伝説の名機917をモチーフとした“ル・マン・スタイル”と呼ばれるガルウィングドアと開放感抜群のガラスドームも特徴的だ。
これに加え、バー状のリアライトや過去のレースカーにインスパイアされたという特徴的なフロントライトといったモダンな要素も盛りだくさん。
伝統を保ちながら現代的に昇華させることで、最新カーマニアも往年のポルシェファンも唸らすデザインとなっている。
EVは前提事項。目指すのは「最高のハイパーカー」
ブランドの伝統を汲んだデザイン、ずば抜けたスペックからも分かる通り、ポルシェが目指しているのは最高のハイパーカー。
どこぞの米国車や同胞メルセデスなどが取り組んでいる自動運転技術、「BMW」のようなビックリ機構に言及しない辺り、Mission Xは最新EV車の文脈ではなく、ニュルブルクリンクで凌ぎを削るフラッグシップモデルと見なすべき車両なのだ。

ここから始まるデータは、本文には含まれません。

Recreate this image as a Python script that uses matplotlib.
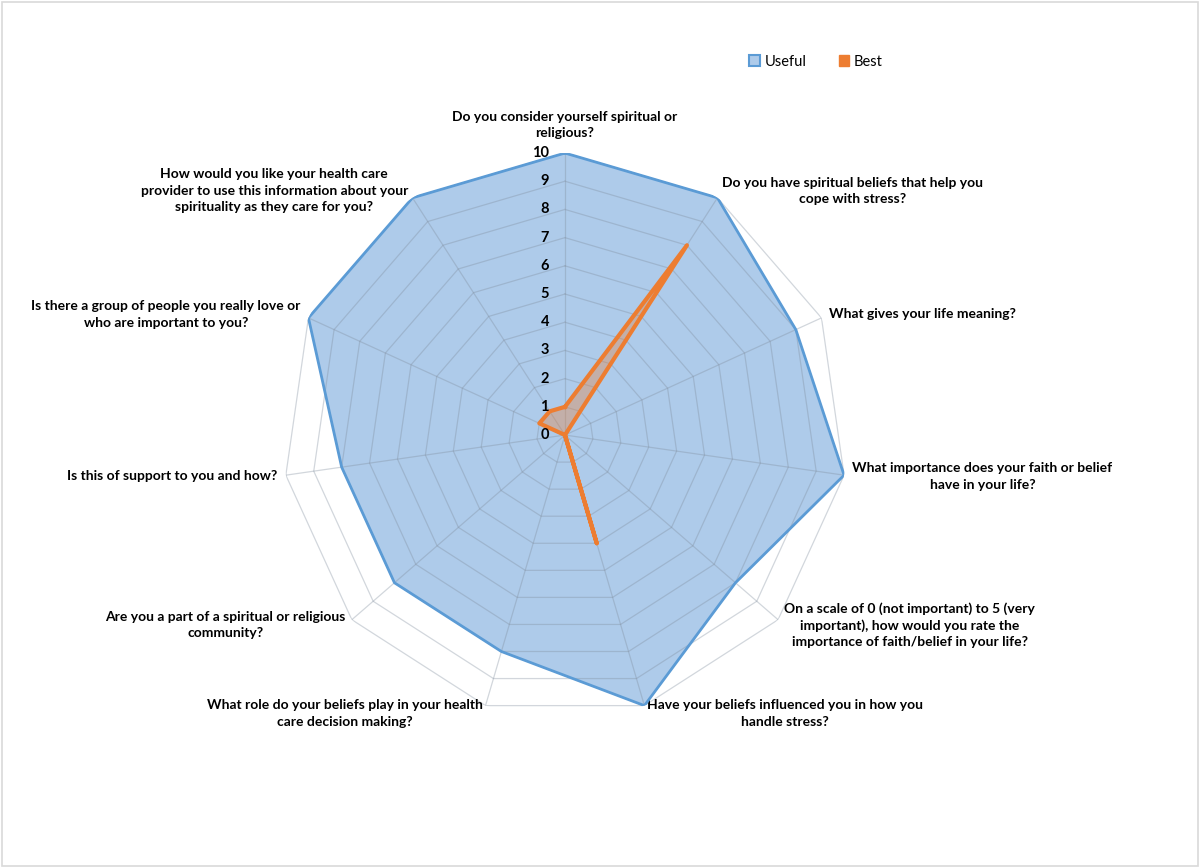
import numpy as np
import matplotlib.pyplot as plt
from matplotlib.patches import Patch, Rectangle

plt.rcParams['font.family'] = ['Lato', 'DejaVu Sans']

# survey questions, clockwise from the top
questions = [
    "Do you consider yourself spiritual or\nreligious?",
    "Do you have spiritual beliefs that help you\ncope with stress?",
    "What gives your life meaning?",
    "What importance does your faith or belief\nhave in your life?",
    "On a scale of 0 (not important) to 5 (very\nimportant), how would you rate the\nimportance of faith/belief in your life?",
    "Have your beliefs influenced you in how you\nhandle stress?",
    "What role do your beliefs play in your health\ncare decision making?",
    "Are you a part of a spiritual or religious\ncommunity?",
    "Is this of support to you and how?",
    "Is there a group of people you really love or\nwho are important to you?",
    "How would you like your health care\nprovider to use this information about your\nspirituality as they care for you?",
]
useful = [10, 10, 9, 10, 8, 10, 8, 8, 8, 10, 10]
best = [1, 8, 0, 0, 0, 4, 0, 0, 0, 1, 1]
ticks = list(range(0, 11))

BLUE_EDGE = '#5B9BD5'
BLUE_FILL = '#AECBEA'
ORANGE = '#ED7D31'

n = len(questions)
angles = np.arange(n) * 2 * np.pi / n
closed = np.append(angles, angles[0])

fig = plt.figure(figsize=(12, 8.68), dpi=100)
fig.patches.append(Rectangle((0.002, 0.002), 0.996, 0.996, transform=fig.transFigure,
                             fill=False, edgecolor='#D9D9D9', linewidth=1.2))

ax = fig.add_axes([0.2358, 0.1739, 0.47, 0.6498], projection='polar')
ax.set_theta_zero_location('N')
ax.set_theta_direction(-1)
ax.set_ylim(0, 10)
ax.grid(False)
ax.spines['polar'].set_visible(False)
ax.set_xticks([])
ax.set_yticks([])
ax.patch.set_alpha(0)

# series
ax.fill(closed, np.append(useful, useful[0]), color=BLUE_FILL, zorder=1)
ax.plot(closed, np.append(useful, useful[0]), color=BLUE_EDGE, linewidth=2, zorder=4)

# polygon grid on top of the blue fill
for r in ticks:
    ax.plot(closed, [r] * (n + 1), color='#7F8C9C', alpha=0.35, linewidth=0.9, zorder=2)
for a in angles:
    ax.plot([a, a], [0, 10], color='#7F8C9C', alpha=0.35, linewidth=0.9, zorder=2)

ax.fill(closed, np.append(best, best[0]), color=ORANGE, alpha=0.35, zorder=5)
ax.plot(closed, np.append(best, best[0]), color=ORANGE, linewidth=3, zorder=6)

# radial tick labels
for r in ticks:
    ax.annotate(str(r), (0, r), xytext=(-11.5, 0), textcoords='offset points',
                ha='right', va='center', fontsize=10.5, fontweight='bold', zorder=7)

# category labels
for a, q in zip(angles, questions):
    s, c = np.sin(a), np.cos(a)
    if abs(s) < 0.05:
        ha, va = 'center', 'bottom'
    else:
        ha = 'left' if s > 0 else 'right'
        va = 'center'
    ax.annotate(q, (a, 10), xytext=(6 * s, 6 * c + 4 * (abs(s) < 0.05)),
                textcoords='offset points', ha=ha, va=va, multialignment='center',
                fontsize=10, fontweight='bold', linespacing=1.45, annotation_clip=False)

handles = [Patch(facecolor=BLUE_FILL, edgecolor=BLUE_EDGE, linewidth=1.5, label='Useful'),
           Patch(facecolor=ORANGE, edgecolor=ORANGE, label='Best')]
fig.legend(handles=handles, loc='center', bbox_to_anchor=(0.68, 0.929), ncol=2,
           frameon=False, fontsize=10.5, handlelength=0.75, handleheight=0.75,
           handletextpad=0.3, columnspacing=2.2)

fig.savefig('out.png', dpi=100)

常に最先端を進み続けるポルシェにとって、EV駆動であることはあくまでも前提事項であり、目的ではないということなのだろう。
さて、「世界最速のEV車両」の称号をめぐっては、5月に日本発のエンジニアリング企業がギネス記録を樹立したばかり。
エンジニアリング力でEVを突き詰める日本企業と、幾つものハイパーカーを生み出してきたポルシェのノウハウ……来るべき勝負の行く末にも注目だ。